# What do you all think of this wheel



## 86Noel (Aug 9, 2006)

Some of you might know of the wheel company called JLine. Mostly known in the drifting scene, but make wheels for the VIP style cars too. They can make a custom PCD for us GTO guy, and the rest of us GM guys (since GM is 5x120 instead of the more common 5x114.3). I love the styling on this wheel.
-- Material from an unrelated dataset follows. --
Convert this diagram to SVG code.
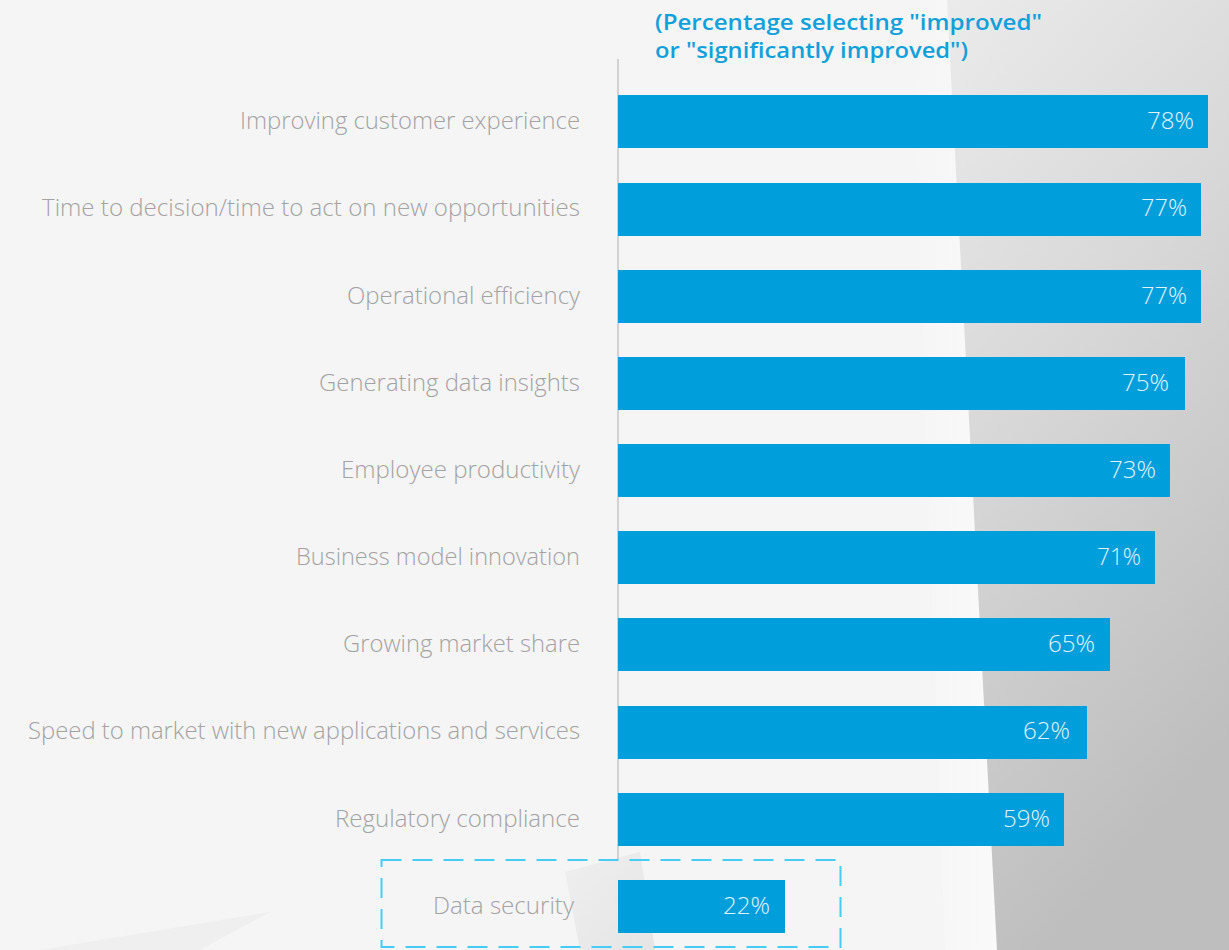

It comes in many sizes from 17"-20" and widths from 7"-10"


----------



## Guest (Aug 9, 2006)

but ugly, the gto is not an import


----------



## 86Noel (Aug 9, 2006)

Well, I thought it sort of looked American enough to put on a GTO. I've seen people with wheel like the ones in this picture on GTOs, and I think it's disappointing.....


----------



## Guest (Aug 10, 2006)

i did not mean any offense, but i feel that most people are trying to make the gto out to be an import by putting these high tech looking wheels on their cars. dont get me wrong, but it is a very nice wheel, but in my opinion, not suited for american muscle!


----------



## enjracing (Jun 7, 2006)

i like them. how much?


----------



## 86Noel (Aug 9, 2006)

enjracing said:


> i like them. how much?


You will have to talk to JLine about the pricing. They don't have the prices on their site. I just thought of this too, don't pay more custom PCD, just get wheel adaptors.:cheers


----------